Stated problem: With pictures left out, extract every line between the start of the records below and the line holding "6000, 8000, 10000]", inclusive.

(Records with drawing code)
+---+

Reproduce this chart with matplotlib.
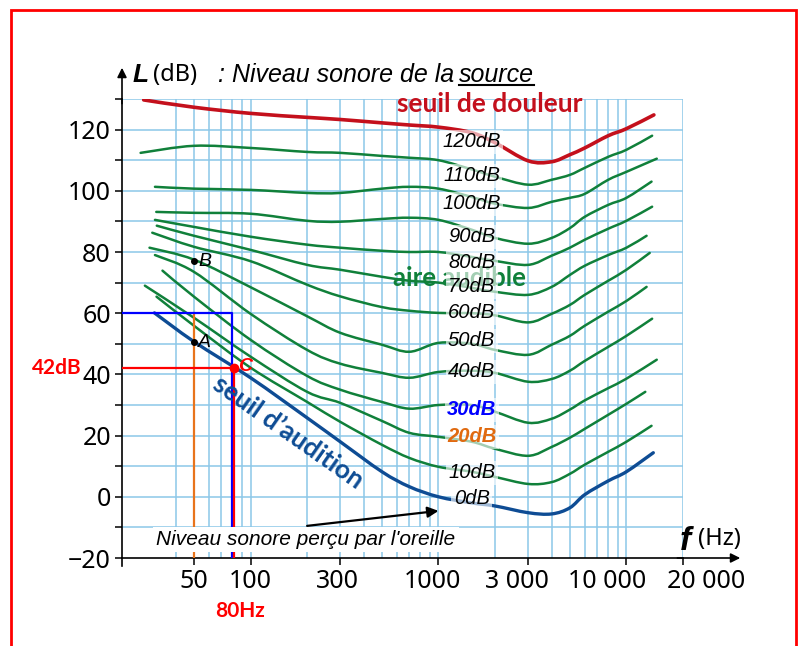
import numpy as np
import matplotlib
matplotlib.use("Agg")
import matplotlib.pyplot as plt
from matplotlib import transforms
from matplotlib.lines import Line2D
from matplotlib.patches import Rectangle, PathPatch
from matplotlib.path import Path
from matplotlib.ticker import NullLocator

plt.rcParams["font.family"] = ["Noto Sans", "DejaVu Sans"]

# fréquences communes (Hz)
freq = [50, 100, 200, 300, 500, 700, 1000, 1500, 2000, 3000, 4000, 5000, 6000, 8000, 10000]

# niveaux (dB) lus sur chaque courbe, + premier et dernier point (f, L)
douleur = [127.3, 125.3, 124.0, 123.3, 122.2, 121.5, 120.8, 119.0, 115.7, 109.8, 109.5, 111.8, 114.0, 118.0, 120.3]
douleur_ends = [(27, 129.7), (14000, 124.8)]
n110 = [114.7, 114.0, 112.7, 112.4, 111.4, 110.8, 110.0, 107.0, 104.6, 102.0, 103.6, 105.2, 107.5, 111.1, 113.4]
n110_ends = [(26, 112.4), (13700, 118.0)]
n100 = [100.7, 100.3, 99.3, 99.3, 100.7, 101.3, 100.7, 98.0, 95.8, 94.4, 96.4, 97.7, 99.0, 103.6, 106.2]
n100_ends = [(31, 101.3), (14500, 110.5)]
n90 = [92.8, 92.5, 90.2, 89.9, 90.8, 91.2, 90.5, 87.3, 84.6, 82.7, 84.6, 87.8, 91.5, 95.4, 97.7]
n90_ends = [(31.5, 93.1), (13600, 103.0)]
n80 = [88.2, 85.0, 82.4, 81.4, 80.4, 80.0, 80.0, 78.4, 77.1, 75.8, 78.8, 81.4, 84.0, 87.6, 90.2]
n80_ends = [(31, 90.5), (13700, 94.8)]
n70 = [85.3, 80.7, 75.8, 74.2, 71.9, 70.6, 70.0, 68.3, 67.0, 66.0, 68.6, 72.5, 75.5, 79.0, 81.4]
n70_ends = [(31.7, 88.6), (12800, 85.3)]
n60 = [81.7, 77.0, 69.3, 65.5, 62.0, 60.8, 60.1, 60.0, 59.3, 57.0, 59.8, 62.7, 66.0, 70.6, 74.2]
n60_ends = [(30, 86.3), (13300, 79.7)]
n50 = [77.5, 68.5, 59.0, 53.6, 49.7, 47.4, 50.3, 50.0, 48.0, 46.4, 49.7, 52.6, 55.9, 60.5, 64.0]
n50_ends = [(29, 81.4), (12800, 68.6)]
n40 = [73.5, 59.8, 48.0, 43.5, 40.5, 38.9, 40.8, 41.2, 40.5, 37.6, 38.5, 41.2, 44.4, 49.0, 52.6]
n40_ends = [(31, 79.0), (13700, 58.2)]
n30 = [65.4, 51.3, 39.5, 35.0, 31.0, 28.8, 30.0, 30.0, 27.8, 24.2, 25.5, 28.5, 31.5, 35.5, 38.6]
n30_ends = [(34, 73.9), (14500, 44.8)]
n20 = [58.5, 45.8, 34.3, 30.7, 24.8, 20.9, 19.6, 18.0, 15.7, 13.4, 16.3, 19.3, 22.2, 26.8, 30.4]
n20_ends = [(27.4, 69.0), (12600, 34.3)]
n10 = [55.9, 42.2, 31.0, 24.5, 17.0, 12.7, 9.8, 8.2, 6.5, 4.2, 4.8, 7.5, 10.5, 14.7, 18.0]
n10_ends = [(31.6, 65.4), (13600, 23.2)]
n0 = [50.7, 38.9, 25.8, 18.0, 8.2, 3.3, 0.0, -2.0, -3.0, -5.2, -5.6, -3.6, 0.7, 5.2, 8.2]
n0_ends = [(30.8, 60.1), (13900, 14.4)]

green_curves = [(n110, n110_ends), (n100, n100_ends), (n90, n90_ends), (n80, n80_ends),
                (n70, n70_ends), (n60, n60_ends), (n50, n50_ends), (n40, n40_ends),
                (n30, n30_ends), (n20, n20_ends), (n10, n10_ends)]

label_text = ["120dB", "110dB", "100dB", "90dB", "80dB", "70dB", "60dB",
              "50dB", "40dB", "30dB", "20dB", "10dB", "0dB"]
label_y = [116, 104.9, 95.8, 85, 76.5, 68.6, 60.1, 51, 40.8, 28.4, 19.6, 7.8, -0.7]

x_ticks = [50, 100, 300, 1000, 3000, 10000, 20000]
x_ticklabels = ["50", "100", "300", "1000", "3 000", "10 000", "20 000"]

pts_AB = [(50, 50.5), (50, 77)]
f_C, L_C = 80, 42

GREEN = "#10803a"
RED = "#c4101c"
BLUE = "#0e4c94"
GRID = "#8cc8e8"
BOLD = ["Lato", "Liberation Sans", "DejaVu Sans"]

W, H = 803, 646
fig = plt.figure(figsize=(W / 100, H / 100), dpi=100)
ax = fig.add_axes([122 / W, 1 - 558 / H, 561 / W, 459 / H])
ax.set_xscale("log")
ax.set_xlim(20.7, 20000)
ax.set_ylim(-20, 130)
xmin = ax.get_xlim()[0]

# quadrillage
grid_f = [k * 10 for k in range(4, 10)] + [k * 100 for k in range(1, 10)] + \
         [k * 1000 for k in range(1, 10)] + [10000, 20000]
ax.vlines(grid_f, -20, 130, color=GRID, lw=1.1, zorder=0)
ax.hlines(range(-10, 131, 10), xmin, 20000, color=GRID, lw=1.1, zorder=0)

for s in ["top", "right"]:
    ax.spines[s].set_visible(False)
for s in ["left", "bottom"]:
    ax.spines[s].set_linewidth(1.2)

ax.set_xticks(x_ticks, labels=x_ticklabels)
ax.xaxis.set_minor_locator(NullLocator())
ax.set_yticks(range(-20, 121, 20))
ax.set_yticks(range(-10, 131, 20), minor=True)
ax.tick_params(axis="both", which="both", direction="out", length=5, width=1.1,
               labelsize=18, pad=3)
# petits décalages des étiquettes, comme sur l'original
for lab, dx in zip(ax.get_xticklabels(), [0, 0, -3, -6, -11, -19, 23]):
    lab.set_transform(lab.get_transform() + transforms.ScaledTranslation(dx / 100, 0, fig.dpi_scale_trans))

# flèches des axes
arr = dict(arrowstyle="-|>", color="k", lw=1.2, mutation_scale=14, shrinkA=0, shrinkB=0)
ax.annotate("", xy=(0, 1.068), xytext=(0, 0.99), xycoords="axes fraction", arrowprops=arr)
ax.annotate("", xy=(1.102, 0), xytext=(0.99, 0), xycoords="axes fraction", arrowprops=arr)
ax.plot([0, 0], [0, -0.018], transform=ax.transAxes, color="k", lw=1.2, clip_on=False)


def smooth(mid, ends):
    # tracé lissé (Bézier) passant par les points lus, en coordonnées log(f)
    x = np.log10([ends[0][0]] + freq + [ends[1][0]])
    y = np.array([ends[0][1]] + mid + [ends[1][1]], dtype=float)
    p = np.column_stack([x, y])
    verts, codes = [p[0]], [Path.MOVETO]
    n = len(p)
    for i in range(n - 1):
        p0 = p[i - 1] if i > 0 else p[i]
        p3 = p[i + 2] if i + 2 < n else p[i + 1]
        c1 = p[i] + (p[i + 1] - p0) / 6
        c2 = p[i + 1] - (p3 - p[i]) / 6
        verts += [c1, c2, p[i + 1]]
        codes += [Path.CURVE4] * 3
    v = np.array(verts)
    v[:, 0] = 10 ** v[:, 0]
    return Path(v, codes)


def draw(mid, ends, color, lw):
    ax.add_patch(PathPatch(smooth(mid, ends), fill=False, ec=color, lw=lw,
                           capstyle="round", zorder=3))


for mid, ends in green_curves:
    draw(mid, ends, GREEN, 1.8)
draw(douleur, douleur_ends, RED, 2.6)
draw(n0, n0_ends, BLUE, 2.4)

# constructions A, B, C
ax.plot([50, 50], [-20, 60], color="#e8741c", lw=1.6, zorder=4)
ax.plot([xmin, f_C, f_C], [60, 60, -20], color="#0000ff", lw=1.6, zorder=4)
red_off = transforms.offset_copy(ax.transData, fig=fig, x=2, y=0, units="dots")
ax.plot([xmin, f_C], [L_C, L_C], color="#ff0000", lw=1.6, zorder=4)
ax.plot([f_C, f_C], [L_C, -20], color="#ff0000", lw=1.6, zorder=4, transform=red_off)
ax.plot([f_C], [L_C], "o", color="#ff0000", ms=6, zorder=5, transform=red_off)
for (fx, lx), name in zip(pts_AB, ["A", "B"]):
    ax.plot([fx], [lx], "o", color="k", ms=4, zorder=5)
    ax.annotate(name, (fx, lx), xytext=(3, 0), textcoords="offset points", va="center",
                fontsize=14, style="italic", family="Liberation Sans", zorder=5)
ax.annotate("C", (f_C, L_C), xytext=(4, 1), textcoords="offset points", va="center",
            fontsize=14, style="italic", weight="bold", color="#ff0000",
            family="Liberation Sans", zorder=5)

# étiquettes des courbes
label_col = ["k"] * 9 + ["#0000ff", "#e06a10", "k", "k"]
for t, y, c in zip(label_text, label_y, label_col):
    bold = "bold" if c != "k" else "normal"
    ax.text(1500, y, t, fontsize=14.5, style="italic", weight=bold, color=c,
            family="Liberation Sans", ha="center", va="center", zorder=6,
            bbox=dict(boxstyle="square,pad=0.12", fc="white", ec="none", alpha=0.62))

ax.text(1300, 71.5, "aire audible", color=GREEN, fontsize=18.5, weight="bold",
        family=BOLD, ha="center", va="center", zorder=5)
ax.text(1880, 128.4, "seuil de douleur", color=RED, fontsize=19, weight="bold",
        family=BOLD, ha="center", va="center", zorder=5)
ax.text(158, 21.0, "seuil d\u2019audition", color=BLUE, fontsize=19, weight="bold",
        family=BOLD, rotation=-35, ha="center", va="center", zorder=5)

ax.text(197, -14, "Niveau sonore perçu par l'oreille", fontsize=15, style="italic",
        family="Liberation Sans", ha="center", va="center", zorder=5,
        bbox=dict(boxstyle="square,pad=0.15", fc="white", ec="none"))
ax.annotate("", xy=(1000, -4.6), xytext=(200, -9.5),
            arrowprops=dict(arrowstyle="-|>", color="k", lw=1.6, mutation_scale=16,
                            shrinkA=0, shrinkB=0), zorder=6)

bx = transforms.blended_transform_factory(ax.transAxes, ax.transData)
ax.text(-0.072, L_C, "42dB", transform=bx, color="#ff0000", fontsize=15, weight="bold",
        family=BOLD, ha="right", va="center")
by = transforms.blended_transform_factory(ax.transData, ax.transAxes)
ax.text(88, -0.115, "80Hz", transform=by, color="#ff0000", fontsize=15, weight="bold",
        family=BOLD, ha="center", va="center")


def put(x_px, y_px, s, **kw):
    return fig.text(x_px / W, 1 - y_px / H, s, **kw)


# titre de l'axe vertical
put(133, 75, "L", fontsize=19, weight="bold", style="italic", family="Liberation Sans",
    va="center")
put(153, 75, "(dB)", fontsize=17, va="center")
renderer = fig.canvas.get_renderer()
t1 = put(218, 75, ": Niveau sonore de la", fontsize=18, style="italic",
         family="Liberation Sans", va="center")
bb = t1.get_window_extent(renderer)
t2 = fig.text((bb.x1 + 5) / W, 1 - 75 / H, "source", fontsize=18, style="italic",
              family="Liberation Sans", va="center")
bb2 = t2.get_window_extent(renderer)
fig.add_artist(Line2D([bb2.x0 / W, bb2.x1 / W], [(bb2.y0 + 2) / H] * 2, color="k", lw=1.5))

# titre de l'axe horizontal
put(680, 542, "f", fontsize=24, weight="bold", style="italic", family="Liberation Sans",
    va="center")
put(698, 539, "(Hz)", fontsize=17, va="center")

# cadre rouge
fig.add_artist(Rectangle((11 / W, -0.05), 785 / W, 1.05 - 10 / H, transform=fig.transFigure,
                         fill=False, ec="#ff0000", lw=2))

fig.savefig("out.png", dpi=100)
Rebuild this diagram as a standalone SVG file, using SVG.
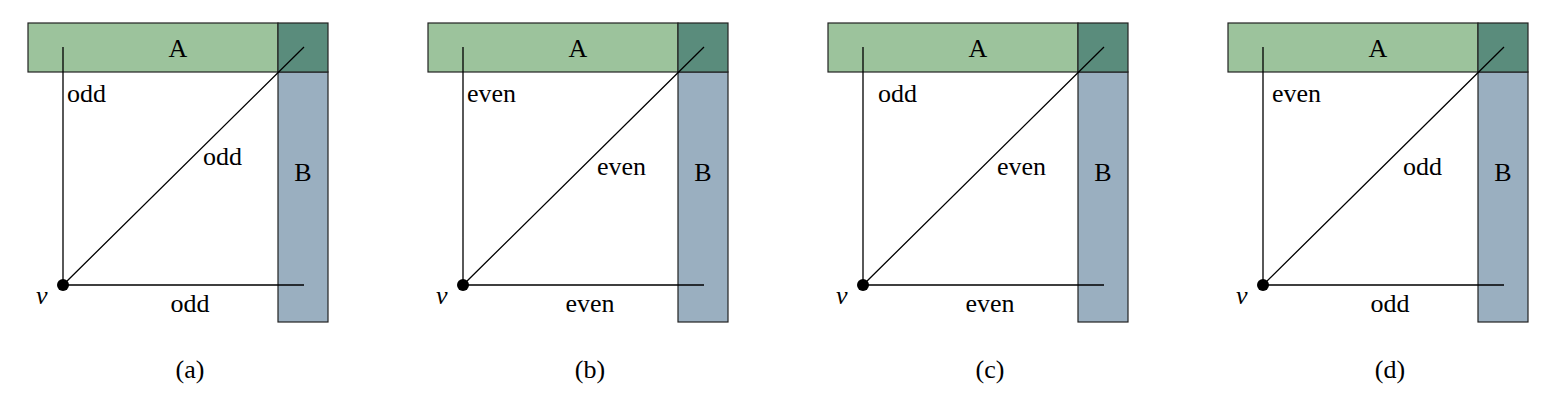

+---+

Task response:
Reproduce this chart with matplotlib.
import numpy as np
import matplotlib
matplotlib.use("Agg")
import matplotlib.pyplot as plt
from matplotlib import transforms
from matplotlib.lines import Line2D
from matplotlib.patches import Rectangle, PathPatch
from matplotlib.path import Path
from matplotlib.ticker import NullLocator

plt.rcParams["font.family"] = ["Noto Sans", "DejaVu Sans"]

# fréquences communes (Hz)
freq = [50, 100, 200, 300, 500, 700, 1000, 1500, 2000, 3000, 4000, 5000, 6000, 8000, 10000]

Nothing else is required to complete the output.